_RECORD EXTRACTS_

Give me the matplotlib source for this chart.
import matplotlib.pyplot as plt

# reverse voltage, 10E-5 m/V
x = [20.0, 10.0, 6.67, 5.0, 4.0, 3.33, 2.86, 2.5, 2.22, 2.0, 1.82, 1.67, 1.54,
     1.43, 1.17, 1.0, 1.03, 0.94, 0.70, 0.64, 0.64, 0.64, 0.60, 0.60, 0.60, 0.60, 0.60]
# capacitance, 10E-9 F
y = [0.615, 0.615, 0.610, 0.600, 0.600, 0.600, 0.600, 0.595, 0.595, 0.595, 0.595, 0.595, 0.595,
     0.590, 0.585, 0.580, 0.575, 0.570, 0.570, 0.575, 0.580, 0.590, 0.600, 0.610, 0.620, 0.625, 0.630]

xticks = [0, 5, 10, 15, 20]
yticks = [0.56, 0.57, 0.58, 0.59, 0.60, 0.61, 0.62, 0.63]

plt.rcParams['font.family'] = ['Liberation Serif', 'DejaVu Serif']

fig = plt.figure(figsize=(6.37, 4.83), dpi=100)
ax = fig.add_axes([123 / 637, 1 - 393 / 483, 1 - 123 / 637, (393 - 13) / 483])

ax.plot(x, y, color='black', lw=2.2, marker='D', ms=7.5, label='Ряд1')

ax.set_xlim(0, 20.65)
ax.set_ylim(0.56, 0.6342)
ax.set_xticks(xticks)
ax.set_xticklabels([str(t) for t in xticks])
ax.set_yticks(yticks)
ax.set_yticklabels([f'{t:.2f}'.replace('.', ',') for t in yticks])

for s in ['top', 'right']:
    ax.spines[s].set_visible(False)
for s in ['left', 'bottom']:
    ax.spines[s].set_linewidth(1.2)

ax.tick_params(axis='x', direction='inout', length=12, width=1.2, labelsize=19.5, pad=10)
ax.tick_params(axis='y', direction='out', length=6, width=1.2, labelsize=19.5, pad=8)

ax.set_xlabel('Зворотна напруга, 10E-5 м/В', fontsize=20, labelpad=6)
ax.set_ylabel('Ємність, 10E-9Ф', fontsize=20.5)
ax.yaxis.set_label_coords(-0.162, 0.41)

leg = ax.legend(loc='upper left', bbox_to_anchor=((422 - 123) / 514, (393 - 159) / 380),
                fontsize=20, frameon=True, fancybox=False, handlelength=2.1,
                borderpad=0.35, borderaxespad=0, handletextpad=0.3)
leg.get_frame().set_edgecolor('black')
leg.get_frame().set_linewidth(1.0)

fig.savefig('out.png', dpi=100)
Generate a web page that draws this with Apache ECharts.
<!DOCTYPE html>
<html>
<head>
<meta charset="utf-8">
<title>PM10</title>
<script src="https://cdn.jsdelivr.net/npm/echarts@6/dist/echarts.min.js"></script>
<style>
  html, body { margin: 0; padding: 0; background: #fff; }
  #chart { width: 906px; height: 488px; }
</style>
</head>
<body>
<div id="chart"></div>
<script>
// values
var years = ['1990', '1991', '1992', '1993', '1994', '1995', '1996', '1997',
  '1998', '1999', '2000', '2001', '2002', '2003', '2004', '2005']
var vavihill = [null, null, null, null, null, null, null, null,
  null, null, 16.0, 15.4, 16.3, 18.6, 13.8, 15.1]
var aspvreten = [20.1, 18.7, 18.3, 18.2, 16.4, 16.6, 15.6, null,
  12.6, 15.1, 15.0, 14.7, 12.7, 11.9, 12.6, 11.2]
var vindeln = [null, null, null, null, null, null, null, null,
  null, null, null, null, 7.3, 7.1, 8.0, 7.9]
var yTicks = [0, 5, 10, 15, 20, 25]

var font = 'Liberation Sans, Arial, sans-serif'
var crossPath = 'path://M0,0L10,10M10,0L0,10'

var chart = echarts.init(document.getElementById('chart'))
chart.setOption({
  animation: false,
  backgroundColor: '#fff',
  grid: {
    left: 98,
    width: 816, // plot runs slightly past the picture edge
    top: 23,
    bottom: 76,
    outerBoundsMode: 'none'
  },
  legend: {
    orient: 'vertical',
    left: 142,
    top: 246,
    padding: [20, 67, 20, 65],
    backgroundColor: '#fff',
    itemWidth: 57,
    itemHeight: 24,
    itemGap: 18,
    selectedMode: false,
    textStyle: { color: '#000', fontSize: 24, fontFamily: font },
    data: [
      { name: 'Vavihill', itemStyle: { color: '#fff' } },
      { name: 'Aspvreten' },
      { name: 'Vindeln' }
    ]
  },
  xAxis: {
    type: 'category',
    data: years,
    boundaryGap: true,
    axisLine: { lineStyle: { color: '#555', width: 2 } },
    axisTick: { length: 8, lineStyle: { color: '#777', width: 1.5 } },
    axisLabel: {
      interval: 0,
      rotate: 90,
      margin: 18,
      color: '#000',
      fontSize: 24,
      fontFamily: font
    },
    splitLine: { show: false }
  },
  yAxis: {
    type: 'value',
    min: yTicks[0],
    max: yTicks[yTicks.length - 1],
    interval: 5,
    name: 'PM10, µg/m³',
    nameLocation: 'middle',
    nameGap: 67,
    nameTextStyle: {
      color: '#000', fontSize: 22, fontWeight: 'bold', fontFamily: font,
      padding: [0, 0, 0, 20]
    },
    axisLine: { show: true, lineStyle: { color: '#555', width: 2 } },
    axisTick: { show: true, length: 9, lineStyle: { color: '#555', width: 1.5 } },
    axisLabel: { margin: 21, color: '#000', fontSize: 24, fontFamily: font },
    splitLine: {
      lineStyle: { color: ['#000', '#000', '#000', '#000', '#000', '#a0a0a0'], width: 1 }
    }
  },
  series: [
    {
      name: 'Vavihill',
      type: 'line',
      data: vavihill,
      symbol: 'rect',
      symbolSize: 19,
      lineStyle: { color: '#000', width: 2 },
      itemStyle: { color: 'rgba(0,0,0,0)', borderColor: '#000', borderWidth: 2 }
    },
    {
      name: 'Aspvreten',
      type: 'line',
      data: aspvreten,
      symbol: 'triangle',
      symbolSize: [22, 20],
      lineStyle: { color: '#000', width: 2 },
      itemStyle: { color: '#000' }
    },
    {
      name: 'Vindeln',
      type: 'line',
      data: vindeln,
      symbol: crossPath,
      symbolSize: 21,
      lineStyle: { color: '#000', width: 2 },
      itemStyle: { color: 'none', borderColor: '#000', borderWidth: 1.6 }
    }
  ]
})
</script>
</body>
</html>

_WHAT THE TASK REQUIRES_
All records above must be set down exactly, please.

_RESULT OF THE EXERCISE_
Give me the matplotlib source for this chart.
import matplotlib.pyplot as plt

# reverse voltage, 10E-5 m/V
x = [20.0, 10.0, 6.67, 5.0, 4.0, 3.33, 2.86, 2.5, 2.22, 2.0, 1.82, 1.67, 1.54,
     1.43, 1.17, 1.0, 1.03, 0.94, 0.70, 0.64, 0.64, 0.64, 0.60, 0.60, 0.60, 0.60, 0.60]
# capacitance, 10E-9 F
y = [0.615, 0.615, 0.610, 0.600, 0.600, 0.600, 0.600, 0.595, 0.595, 0.595, 0.595, 0.595, 0.595,
     0.590, 0.585, 0.580, 0.575, 0.570, 0.570, 0.575, 0.580, 0.590, 0.600, 0.610, 0.620, 0.625, 0.630]

xticks = [0, 5, 10, 15, 20]
yticks = [0.56, 0.57, 0.58, 0.59, 0.60, 0.61, 0.62, 0.63]

plt.rcParams['font.family'] = ['Liberation Serif', 'DejaVu Serif']

fig = plt.figure(figsize=(6.37, 4.83), dpi=100)
ax = fig.add_axes([123 / 637, 1 - 393 / 483, 1 - 123 / 637, (393 - 13) / 483])

ax.plot(x, y, color='black', lw=2.2, marker='D', ms=7.5, label='Ряд1')

ax.set_xlim(0, 20.65)
ax.set_ylim(0.56, 0.6342)
ax.set_xticks(xticks)
ax.set_xticklabels([str(t) for t in xticks])
ax.set_yticks(yticks)
ax.set_yticklabels([f'{t:.2f}'.replace('.', ',') for t in yticks])

for s in ['top', 'right']:
    ax.spines[s].set_visible(False)
for s in ['left', 'bottom']:
    ax.spines[s].set_linewidth(1.2)

ax.tick_params(axis='x', direction='inout', length=12, width=1.2, labelsize=19.5, pad=10)
ax.tick_params(axis='y', direction='out', length=6, width=1.2, labelsize=19.5, pad=8)

ax.set_xlabel('Зворотна напруга, 10E-5 м/В', fontsize=20, labelpad=6)
ax.set_ylabel('Ємність, 10E-9Ф', fontsize=20.5)
ax.yaxis.set_label_coords(-0.162, 0.41)

leg = ax.legend(loc='upper left', bbox_to_anchor=((422 - 123) / 514, (393 - 159) / 380),
                fontsize=20, frameon=True, fancybox=False, handlelength=2.1,
                borderpad=0.35, borderaxespad=0, handletextpad=0.3)
leg.get_frame().set_edgecolor('black')
leg.get_frame().set_linewidth(1.0)

fig.savefig('out.png', dpi=100)
Generate a web page that draws this with Apache ECharts.
<!DOCTYPE html>
<html>
<head>
<meta charset="utf-8">
<title>PM10</title>
<script src="https://cdn.jsdelivr.net/npm/echarts@6/dist/echarts.min.js"></script>
<style>
  html, body { margin: 0; padding: 0; background: #fff; }
  #chart { width: 906px; height: 488px; }
</style>
</head>
<body>
<div id="chart"></div>
<script>
// values
var years = ['1990', '1991', '1992', '1993', '1994', '1995', '1996', '1997',
  '1998', '1999', '2000', '2001', '2002', '2003', '2004', '2005']
var vavihill = [null, null, null, null, null, null, null, null,
  null, null, 16.0, 15.4, 16.3, 18.6, 13.8, 15.1]
var aspvreten = [20.1, 18.7, 18.3, 18.2, 16.4, 16.6, 15.6, null,
  12.6, 15.1, 15.0, 14.7, 12.7, 11.9, 12.6, 11.2]
var vindeln = [null, null, null, null, null, null, null, null,
  null, null, null, null, 7.3, 7.1, 8.0, 7.9]
var yTicks = [0, 5, 10, 15, 20, 25]

var font = 'Liberation Sans, Arial, sans-serif'
var crossPath = 'path://M0,0L10,10M10,0L0,10'

var chart = echarts.init(document.getElementById('chart'))
chart.setOption({
  animation: false,
  backgroundColor: '#fff',
  grid: {
    left: 98,
    width: 816, // plot runs slightly past the picture edge
    top: 23,
    bottom: 76,
    outerBoundsMode: 'none'
  },
  legend: {
    orient: 'vertical',
    left: 142,
    top: 246,
    padding: [20, 67, 20, 65],
    backgroundColor: '#fff',
    itemWidth: 57,
    itemHeight: 24,
    itemGap: 18,
    selectedMode: false,
    textStyle: { color: '#000', fontSize: 24, fontFamily: font },
    data: [
      { name: 'Vavihill', itemStyle: { color: '#fff' } },
      { name: 'Aspvreten' },
      { name: 'Vindeln' }
    ]
  },
  xAxis: {
    type: 'category',
    data: years,
    boundaryGap: true,
    axisLine: { lineStyle: { color: '#555', width: 2 } },
    axisTick: { length: 8, lineStyle: { color: '#777', width: 1.5 } },
    axisLabel: {
      interval: 0,
      rotate: 90,
      margin: 18,
      color: '#000',
      fontSize: 24,
      fontFamily: font
    },
    splitLine: { show: false }
  },
  yAxis: {
    type: 'value',
    min: yTicks[0],
    max: yTicks[yTicks.length - 1],
    interval: 5,
    name: 'PM10, µg/m³',
    nameLocation: 'middle',
    nameGap: 67,
    nameTextStyle: {
      color: '#000', fontSize: 22, fontWeight: 'bold', fontFamily: font,
      padding: [0, 0, 0, 20]
    },
    axisLine: { show: true, lineStyle: { color: '#555', width: 2 } },
    axisTick: { show: true, length: 9, lineStyle: { color: '#555', width: 1.5 } },
    axisLabel: { margin: 21, color: '#000', fontSize: 24, fontFamily: font },
    splitLine: {
      lineStyle: { color: ['#000', '#000', '#000', '#000', '#000', '#a0a0a0'], width: 1 }
    }
  },
  series: [
    {
      name: 'Vavihill',
      type: 'line',
      data: vavihill,
      symbol: 'rect',
      symbolSize: 19,
      lineStyle: { color: '#000', width: 2 },
      itemStyle: { color: 'rgba(0,0,0,0)', borderColor: '#000', borderWidth: 2 }
    },
    {
      name: 'Aspvreten',
      type: 'line',
      data: aspvreten,
      symbol: 'triangle',
      symbolSize: [22, 20],
      lineStyle: { color: '#000', width: 2 },
      itemStyle: { color: '#000' }
    },
    {
      name: 'Vindeln',
      type: 'line',
      data: vindeln,
      symbol: crossPath,
      symbolSize: 21,
      lineStyle: { color: '#000', width: 2 },
      itemStyle: { color: 'none', borderColor: '#000', borderWidth: 1.6 }
    }
  ]
})
</script>
</body>
</html>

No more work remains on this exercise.